Look through the records below, and copy out every line that holds the string "diagram".

DATASET ENTRIES:
•••
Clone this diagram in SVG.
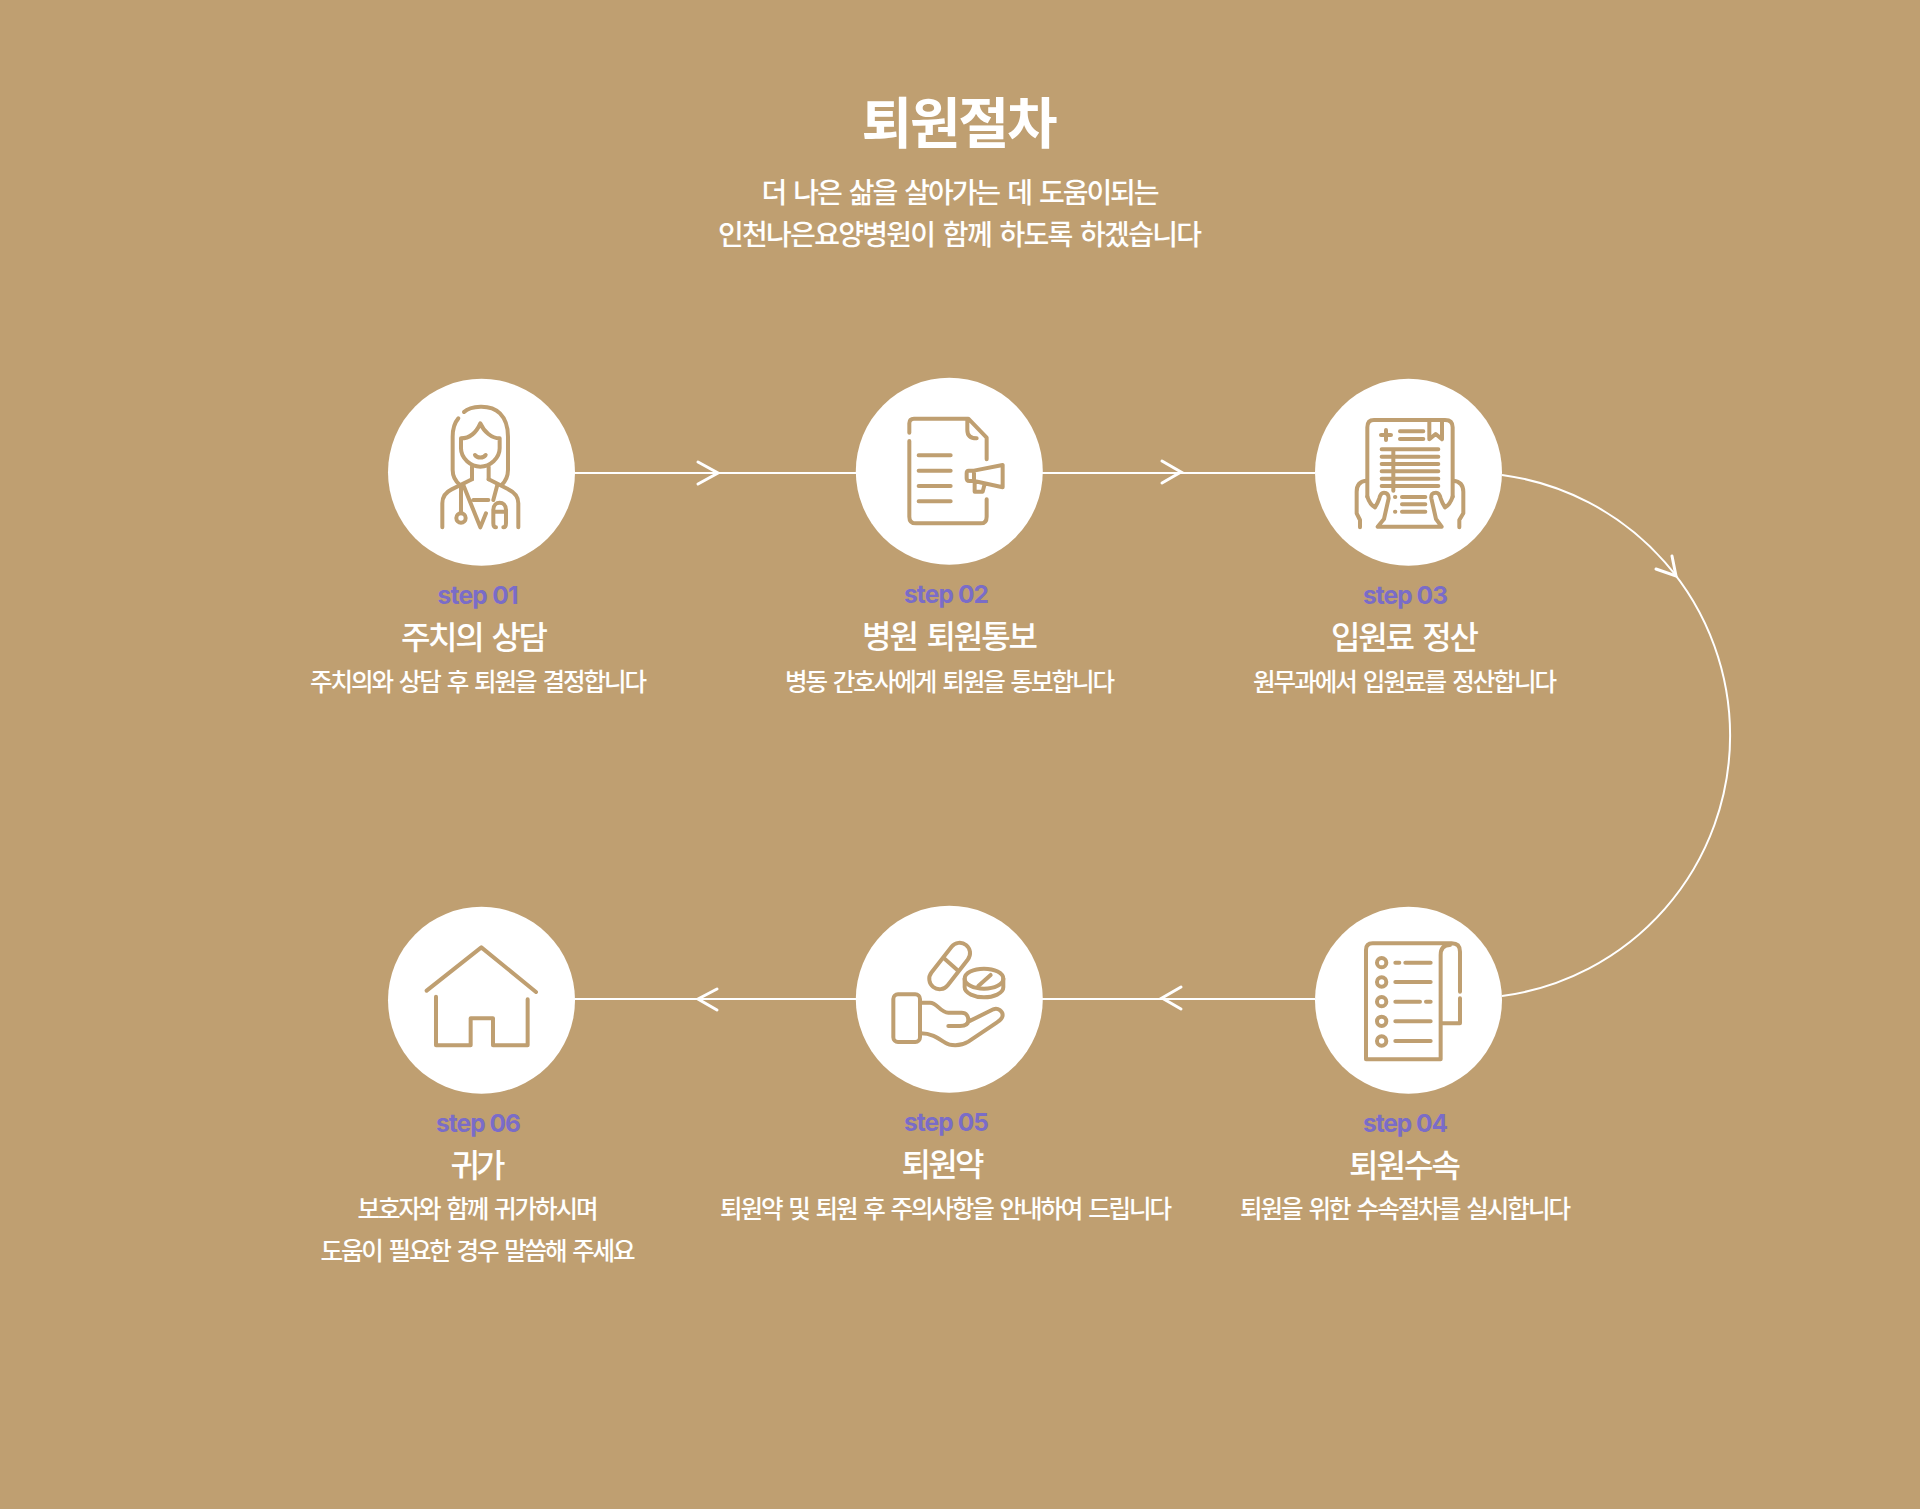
•••
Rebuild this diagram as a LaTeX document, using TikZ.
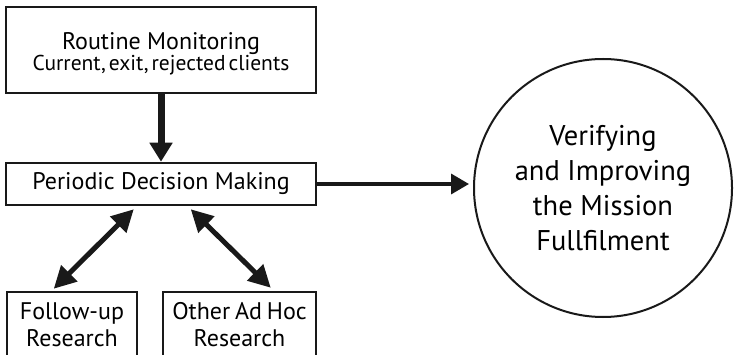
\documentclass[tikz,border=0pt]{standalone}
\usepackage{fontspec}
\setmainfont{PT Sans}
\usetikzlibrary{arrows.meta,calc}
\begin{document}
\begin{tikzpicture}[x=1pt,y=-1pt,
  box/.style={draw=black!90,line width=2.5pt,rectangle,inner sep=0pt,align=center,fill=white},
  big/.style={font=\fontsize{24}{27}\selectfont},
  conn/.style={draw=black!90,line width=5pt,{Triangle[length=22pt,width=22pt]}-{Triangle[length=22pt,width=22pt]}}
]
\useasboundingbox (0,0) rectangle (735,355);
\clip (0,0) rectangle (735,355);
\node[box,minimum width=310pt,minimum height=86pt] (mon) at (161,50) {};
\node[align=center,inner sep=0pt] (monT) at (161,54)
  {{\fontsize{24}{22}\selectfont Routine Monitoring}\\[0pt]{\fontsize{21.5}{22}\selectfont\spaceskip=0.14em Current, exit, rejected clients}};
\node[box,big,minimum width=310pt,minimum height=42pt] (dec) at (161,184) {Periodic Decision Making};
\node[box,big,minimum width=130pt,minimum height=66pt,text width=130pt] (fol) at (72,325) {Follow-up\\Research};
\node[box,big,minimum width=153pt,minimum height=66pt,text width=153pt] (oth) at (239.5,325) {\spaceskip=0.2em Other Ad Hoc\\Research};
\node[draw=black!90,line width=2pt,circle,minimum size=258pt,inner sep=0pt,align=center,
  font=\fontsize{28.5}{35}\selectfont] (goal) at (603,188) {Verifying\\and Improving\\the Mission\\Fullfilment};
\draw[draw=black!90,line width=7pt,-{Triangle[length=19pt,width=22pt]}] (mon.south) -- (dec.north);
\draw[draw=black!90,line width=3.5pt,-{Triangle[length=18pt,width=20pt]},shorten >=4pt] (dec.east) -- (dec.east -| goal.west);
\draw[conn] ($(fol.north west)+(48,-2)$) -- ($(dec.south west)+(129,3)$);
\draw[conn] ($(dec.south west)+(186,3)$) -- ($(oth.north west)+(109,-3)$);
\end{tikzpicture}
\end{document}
•••
REPLY:
Clone this diagram in SVG.
Rebuild this diagram as a LaTeX document, using TikZ.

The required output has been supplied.